_EXCERPTED DATA:_
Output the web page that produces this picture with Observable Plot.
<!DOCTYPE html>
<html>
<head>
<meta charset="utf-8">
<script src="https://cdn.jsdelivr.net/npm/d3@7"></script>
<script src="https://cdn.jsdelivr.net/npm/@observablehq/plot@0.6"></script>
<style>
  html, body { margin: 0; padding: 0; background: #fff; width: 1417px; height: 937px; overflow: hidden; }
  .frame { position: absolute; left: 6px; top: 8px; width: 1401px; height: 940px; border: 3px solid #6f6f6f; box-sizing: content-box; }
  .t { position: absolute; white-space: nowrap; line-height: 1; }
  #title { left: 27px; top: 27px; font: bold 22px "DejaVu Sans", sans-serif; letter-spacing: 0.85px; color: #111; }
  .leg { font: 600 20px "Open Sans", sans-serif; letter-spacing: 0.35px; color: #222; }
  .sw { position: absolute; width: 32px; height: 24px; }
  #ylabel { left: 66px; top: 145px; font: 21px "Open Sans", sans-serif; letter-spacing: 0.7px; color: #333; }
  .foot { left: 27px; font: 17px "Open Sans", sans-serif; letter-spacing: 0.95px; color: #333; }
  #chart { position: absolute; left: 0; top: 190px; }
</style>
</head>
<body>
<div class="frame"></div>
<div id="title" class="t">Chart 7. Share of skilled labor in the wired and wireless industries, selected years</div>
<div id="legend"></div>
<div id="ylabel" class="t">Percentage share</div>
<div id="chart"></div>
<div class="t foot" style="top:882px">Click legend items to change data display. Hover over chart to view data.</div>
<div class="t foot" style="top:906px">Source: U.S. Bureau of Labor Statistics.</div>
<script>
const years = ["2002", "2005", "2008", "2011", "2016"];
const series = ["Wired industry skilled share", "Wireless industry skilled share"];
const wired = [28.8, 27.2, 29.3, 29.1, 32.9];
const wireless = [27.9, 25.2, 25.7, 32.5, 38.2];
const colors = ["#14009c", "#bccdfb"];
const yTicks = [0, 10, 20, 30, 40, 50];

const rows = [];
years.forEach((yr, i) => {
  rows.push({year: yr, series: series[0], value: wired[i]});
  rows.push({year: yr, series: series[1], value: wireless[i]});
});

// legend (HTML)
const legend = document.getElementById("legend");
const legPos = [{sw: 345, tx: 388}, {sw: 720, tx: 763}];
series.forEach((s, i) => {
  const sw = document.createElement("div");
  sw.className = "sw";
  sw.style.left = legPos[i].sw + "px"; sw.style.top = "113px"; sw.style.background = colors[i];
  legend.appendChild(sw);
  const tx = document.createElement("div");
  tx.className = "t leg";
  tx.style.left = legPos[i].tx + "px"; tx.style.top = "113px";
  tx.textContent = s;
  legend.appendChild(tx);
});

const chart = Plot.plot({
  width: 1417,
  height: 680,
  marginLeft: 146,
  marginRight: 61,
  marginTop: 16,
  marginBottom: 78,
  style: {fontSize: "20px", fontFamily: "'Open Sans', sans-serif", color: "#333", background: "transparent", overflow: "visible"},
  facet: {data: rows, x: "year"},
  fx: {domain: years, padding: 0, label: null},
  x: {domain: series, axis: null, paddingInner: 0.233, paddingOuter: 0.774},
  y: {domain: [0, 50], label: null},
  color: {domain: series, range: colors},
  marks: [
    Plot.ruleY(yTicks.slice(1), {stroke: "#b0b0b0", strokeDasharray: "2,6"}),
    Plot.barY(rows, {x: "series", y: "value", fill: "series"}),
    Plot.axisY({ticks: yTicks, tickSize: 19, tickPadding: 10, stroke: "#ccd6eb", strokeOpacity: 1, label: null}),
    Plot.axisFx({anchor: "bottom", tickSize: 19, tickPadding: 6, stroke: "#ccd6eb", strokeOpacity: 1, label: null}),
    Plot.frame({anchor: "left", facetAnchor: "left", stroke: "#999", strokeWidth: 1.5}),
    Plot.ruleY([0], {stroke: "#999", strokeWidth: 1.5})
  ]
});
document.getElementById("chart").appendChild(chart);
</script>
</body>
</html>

...

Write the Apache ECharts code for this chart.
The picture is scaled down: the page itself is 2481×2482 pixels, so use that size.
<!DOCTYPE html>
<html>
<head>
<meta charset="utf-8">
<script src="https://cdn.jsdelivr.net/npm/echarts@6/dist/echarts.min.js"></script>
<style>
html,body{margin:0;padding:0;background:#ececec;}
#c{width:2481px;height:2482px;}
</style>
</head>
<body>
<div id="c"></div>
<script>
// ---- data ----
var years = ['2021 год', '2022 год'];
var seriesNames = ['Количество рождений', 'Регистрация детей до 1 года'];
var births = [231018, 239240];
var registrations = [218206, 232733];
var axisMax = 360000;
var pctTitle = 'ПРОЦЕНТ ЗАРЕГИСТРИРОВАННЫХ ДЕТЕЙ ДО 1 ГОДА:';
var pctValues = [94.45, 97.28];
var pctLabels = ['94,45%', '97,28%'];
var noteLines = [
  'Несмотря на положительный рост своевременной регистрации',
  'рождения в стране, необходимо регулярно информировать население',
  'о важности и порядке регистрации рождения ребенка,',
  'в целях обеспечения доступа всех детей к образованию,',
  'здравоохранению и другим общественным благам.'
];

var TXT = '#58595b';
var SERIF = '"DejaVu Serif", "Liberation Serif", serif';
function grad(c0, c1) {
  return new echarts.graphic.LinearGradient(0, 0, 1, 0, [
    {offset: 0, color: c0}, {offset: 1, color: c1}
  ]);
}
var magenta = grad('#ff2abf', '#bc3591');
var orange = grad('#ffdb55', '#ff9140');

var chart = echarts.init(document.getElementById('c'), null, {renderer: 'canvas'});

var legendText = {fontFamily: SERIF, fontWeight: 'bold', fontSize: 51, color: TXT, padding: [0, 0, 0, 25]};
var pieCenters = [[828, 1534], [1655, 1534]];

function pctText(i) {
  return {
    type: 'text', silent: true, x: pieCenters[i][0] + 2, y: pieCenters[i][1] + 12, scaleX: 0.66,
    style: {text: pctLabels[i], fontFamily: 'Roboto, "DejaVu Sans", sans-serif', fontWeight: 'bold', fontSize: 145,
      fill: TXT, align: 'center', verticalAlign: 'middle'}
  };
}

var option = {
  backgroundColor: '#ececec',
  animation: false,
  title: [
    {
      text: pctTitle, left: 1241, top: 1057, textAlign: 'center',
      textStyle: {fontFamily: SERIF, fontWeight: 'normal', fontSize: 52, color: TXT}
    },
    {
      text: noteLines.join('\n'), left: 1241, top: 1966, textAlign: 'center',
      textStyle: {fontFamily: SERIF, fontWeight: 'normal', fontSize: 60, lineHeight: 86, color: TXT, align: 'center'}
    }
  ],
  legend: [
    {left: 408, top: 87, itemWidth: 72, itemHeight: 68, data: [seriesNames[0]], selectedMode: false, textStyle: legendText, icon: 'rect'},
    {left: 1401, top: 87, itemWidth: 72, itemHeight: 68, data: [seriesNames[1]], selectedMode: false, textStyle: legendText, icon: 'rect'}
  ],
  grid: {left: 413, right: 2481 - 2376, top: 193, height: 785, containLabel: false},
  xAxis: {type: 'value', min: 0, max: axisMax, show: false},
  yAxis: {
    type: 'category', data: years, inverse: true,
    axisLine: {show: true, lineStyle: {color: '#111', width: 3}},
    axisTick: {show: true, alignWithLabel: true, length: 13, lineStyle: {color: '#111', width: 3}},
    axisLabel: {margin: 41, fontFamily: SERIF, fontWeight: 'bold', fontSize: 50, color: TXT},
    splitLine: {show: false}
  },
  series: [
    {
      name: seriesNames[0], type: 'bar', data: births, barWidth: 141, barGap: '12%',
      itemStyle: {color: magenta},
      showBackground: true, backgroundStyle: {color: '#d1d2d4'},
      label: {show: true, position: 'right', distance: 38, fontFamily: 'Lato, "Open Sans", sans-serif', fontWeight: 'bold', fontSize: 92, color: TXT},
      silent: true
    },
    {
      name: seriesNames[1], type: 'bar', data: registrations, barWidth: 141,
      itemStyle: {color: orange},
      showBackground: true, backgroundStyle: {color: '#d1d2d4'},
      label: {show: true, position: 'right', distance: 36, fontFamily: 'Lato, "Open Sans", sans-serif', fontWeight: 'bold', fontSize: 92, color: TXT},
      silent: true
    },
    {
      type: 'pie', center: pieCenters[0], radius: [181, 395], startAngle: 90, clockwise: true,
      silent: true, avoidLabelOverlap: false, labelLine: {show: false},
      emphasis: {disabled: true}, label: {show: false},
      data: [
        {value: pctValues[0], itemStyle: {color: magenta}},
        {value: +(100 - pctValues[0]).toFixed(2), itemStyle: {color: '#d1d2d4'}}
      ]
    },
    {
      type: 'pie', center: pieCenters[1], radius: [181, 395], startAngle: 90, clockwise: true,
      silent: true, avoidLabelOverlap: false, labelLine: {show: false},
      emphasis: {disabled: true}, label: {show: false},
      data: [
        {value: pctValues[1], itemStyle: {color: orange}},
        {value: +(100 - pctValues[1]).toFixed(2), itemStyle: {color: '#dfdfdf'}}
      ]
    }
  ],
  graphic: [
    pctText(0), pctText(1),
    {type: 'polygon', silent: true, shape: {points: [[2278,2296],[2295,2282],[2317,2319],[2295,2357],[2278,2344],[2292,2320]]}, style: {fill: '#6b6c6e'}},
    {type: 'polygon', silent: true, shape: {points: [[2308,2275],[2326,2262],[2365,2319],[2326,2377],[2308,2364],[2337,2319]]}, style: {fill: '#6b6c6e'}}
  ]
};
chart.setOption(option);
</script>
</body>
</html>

_PROBLEM REQUIREMENTS:_ Return, unchanged, the run of lines above that opens with the line containing "The picture is" and closes with the line containing "var orange = grad('#ffdb55', '#ff9140');". Include both.

_WRITTEN ANSWER:_
The picture is scaled down: the page itself is 2481×2482 pixels, so use that size.
<!DOCTYPE html>
<html>
<head>
<meta charset="utf-8">
<script src="https://cdn.jsdelivr.net/npm/echarts@6/dist/echarts.min.js"></script>
<style>
html,body{margin:0;padding:0;background:#ececec;}
#c{width:2481px;height:2482px;}
</style>
</head>
<body>
<div id="c"></div>
<script>
// ---- data ----
var years = ['2021 год', '2022 год'];
var seriesNames = ['Количество рождений', 'Регистрация детей до 1 года'];
var births = [231018, 239240];
var registrations = [218206, 232733];
var axisMax = 360000;
var pctTitle = 'ПРОЦЕНТ ЗАРЕГИСТРИРОВАННЫХ ДЕТЕЙ ДО 1 ГОДА:';
var pctValues = [94.45, 97.28];
var pctLabels = ['94,45%', '97,28%'];
var noteLines = [
  'Несмотря на положительный рост своевременной регистрации',
  'рождения в стране, необходимо регулярно информировать население',
  'о важности и порядке регистрации рождения ребенка,',
  'в целях обеспечения доступа всех детей к образованию,',
  'здравоохранению и другим общественным благам.'
];

var TXT = '#58595b';
var SERIF = '"DejaVu Serif", "Liberation Serif", serif';
function grad(c0, c1) {
  return new echarts.graphic.LinearGradient(0, 0, 1, 0, [
    {offset: 0, color: c0}, {offset: 1, color: c1}
  ]);
}
var magenta = grad('#ff2abf', '#bc3591');
var orange = grad('#ffdb55', '#ff9140');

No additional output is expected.